Initial Columbia components were SGI's conventional Altix 3700 machines, but the newer parts are a replacement model that's got twice the processor density, Parry said.
NASA has been a longtime customer of SGI's top-end systems. The new 512-processor machines can perform at about three teraflops each--six times the performance of the earlier systems using SGI's MIPS chips and Irix operating system, Brooks said.
However, that performance comes at a cost: heat. The cabinets of the SGI systems in Columbia have been specially modified with water-cooled radiator systems that chill the hot exhaust air that rises off the chips.

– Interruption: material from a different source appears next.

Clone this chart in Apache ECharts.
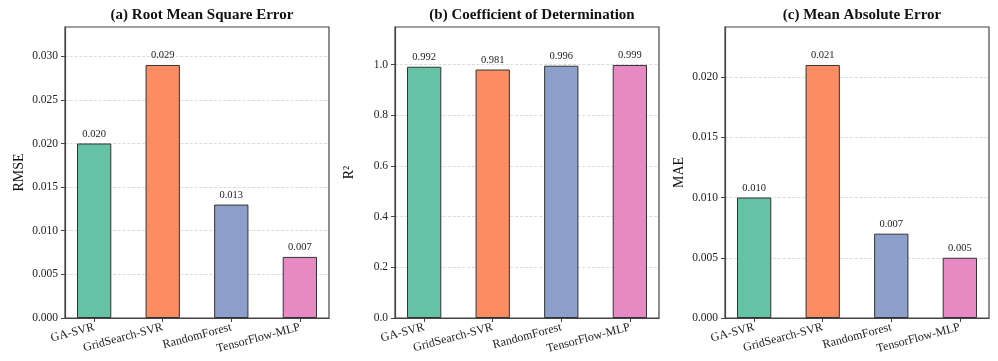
<!DOCTYPE html>
<html>
<head>
<meta charset="utf-8">
<script src="https://cdn.jsdelivr.net/npm/echarts@6/dist/echarts.min.js"></script>
<style>
  html, body { margin: 0; padding: 0; background: #fff; }
  #chart { width: 998px; height: 361px; }
</style>
</head>
<body>
<div id="chart"></div>
<script>
// Model names shown on every panel's x axis
const models = ['GA-SVR', 'GridSearch-SVR', 'RandomForest', 'TensorFlow-MLP'];
// Metric values per model
const rmseValues = [0.020, 0.029, 0.013, 0.007];
const r2Values = [0.992, 0.981, 0.996, 0.999];
const maeValues = [0.010, 0.021, 0.007, 0.005];
// Panel titles, y axis names and tick steps
const panelTitles = ['(a) Root Mean Square Error', '(b) Coefficient of Determination', '(c) Mean Absolute Error'];
const axisNames = ['RMSE', 'R\u00B2', 'MAE'];
const tickSteps = [0.005, 0.2, 0.005];
const tickDecimals = [3, 1, 3];

const palette = ['#66c2a5', '#fc8d62', '#8da0cb', '#e78ac3'];
const serif = "'Liberation Serif', 'Times New Roman', serif";
const panels = [rmseValues, r2Values, maeValues];

const gridLeft = [65, 395, 725];
const gridTop = 27, gridW = 264, gridH = 291;
const xMin = -0.425, xMax = 3.425;
const barPx = gridW / (xMax - xMin) * 0.5;

const chart = echarts.init(document.getElementById('chart'), null, { renderer: 'canvas' });

const option = {
  backgroundColor: '#fff',
  animation: false,
  title: panels.map((_, k) => ({
    text: panelTitles[k],
    left: gridLeft[k] + gridW / 2,
    top: 3,
    textAlign: 'center',
    textStyle: { fontFamily: serif, fontWeight: 'bold', fontSize: 15, color: '#111' }
  })),
  grid: panels.map((_, k) => ({
    left: gridLeft[k], top: gridTop, width: gridW, height: gridH,
    show: true, borderColor: '#444', borderWidth: 1.2, backgroundColor: 'transparent'
  })),
  xAxis: panels.map((_, k) => ({
    type: 'value', gridIndex: k, min: xMin, max: xMax,
    axisLine: { show: true, onZero: false, lineStyle: { color: '#444', width: 1.2 } },
    axisTick: { show: true, length: 4, customValues: [0, 1, 2, 3], lineStyle: { color: '#444' } },
    splitLine: { show: false },
    axisLabel: {
      customValues: [0, 1, 2, 3],
      formatter: v => models[Math.round(v)],
      rotate: 15, margin: 9,
      fontFamily: serif, fontSize: 12, color: '#222'
    }
  })),
  yAxis: panels.map((vals, k) => ({
    type: 'value', gridIndex: k, min: 0,
    max: Math.max(...vals) * 1.15,
    interval: tickSteps[k],
    name: axisNames[k], nameLocation: 'middle', nameGap: 39, nameRotate: 90,
    nameTextStyle: { fontFamily: serif, fontSize: 14, color: '#111' },
    axisLine: { show: true, onZero: false, lineStyle: { color: '#444', width: 1.2 } },
    axisTick: { show: true, length: 4, lineStyle: { color: '#444' } },
    axisLabel: {
      showMaxLabel: false, margin: 7,
      formatter: v => v.toFixed(tickDecimals[k]),
      fontFamily: serif, fontSize: 11.5, color: '#222'
    },
    splitLine: { show: true, showMaxLine: false, lineStyle: { color: '#d4d4d4', type: 'dashed', width: 0.8 } }
  })),
  series: panels.map((vals, k) => ({
    type: 'bar', xAxisIndex: k, yAxisIndex: k,
    barWidth: barPx,
    data: vals.map((v, i) => ({
      value: [i, v],
      itemStyle: { color: palette[i], borderColor: '#333', borderWidth: 1 }
    })),
    label: {
      show: true, position: 'top', distance: 4,
      formatter: p => p.value[1].toFixed(3),
      fontFamily: serif, fontSize: 10.5, color: '#222'
    }
  }))
};

chart.setOption(option);
</script>
</body>
</html>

Columbia takes up the area of about three basketball courts, Brooks said. It currently consumes about 2 megawatts of the facility's 8-megawatt capacity.
The largest MIPS-Irix system SGI ever built had 1,024 processors--another NASA Ames machine, Chief Executive Bob Bishop said.
Intel Chief Operating Officer Paul Otellini said in September that the system would have a performance of 60 teraflops, but that was an estimate of the machine's peak speed. The Top500 list ranks computers according to a number that's typically lower, the sustained performance.
The ratio of sustained performance to peak performance is called efficiency. The 16-system speed test had an efficiency of 88 percent.